What Passes for Lunch
Canaveruelas itself has no bar, no shop, no cash-point. The last grocery closed when the owner retired in 2018; locals now order bread delivered from the bakery in Arcas, twenty kilometres away. Plan accordingly. Stock up in Cuenca before you leave, or book a table at Casa Ricardo in nearby Fresneda de la Sierra, a family dining room that smells of wood smoke and lamb fat. Order tiznao—salt-cod, potato and dried pepper stew, gently smoky rather than spicy—followed by a slice of local Manchego that tastes of thyme and sheep’s milk. A glass of house red from the province’s cooperative sets you back €2.40; the wine is soft, deliberately unoaked, and unlikely to challenge anyone who shops in Tesco.
If you prefer self-catering, the village’s only rental house is Casa Rural La Fuente del Peral. Three bedrooms, stone floors, and a kitchen drawer that contains every gadget except a tin-opener. Previous British guests left a neat stack of Ordnance Survey-style walking notes in the sideboard; borrow them, but remember Spanish farmers start work at dawn—expect to be woken by the clatter of a trailer rather than a cockerel.
When to Come, and When to Stay Away
April–May and mid-September to mid-October give warm days and cool nights, ideal for walking. July and August are furnace-hot after eleven o’clock; the sensible schedule is out at six, siesta until five, then a stroll as the light turns honey-colour across the stubble. Winter can be glorious—crystal air, sharp shadows, empty tracks—but if the clouds roll in from the Cuenca hills the temperature drops like a stone and the CM-210 becomes a toboggan run. Snow chains live in most villagers’ cars for a reason.

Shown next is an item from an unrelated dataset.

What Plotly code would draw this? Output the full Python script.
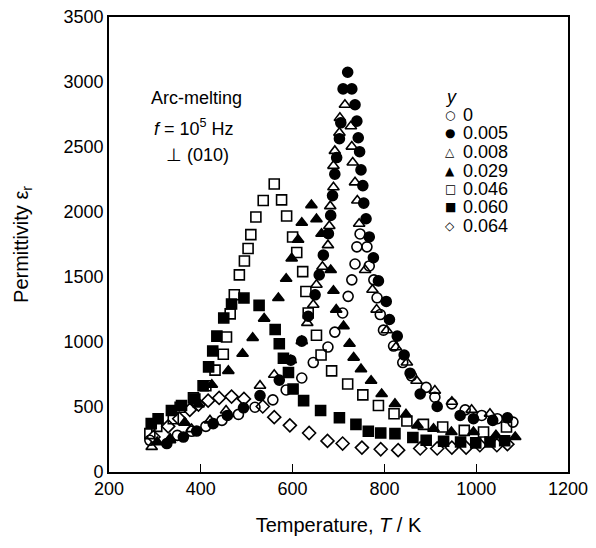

Fiesta week falls around 15 August, when the population triples. Grandchildren who now work in Madrid or Valencia return for open-air dancing and a communal paella cooked in a pan the size of a satellite dish. Visitors are welcome, but beds disappear fast; book the casa rural early or plan to stay in Cuenca city and drive up for the night. Easter is quieter: a single procession, no brass band, just the shuffle of sandals on cobbles and the faint smell of beeswax drifting out of the church.
The Honest Verdict
Canaveruelas will never make a “Top Ten Spanish Villages” list. It has no Gothic archway to photograph, no artisan ice-cream parlour, no Sunday craft market. What it does have is space to breathe and a front-row seat on rural Spain as it actually functions: combine harvesters that still stop for a siesta, neighbours who leave a bag of almonds on the doorstep because they harvested too many, a night sky dark enough to remind you why the Greeks named constellations. Come if you want to stretch your legs, not your credit card. Leave if you need a flat white before nine—because the only espresso machine is in the back of a van that passes through on Thursdays, and even then it is usually out of order.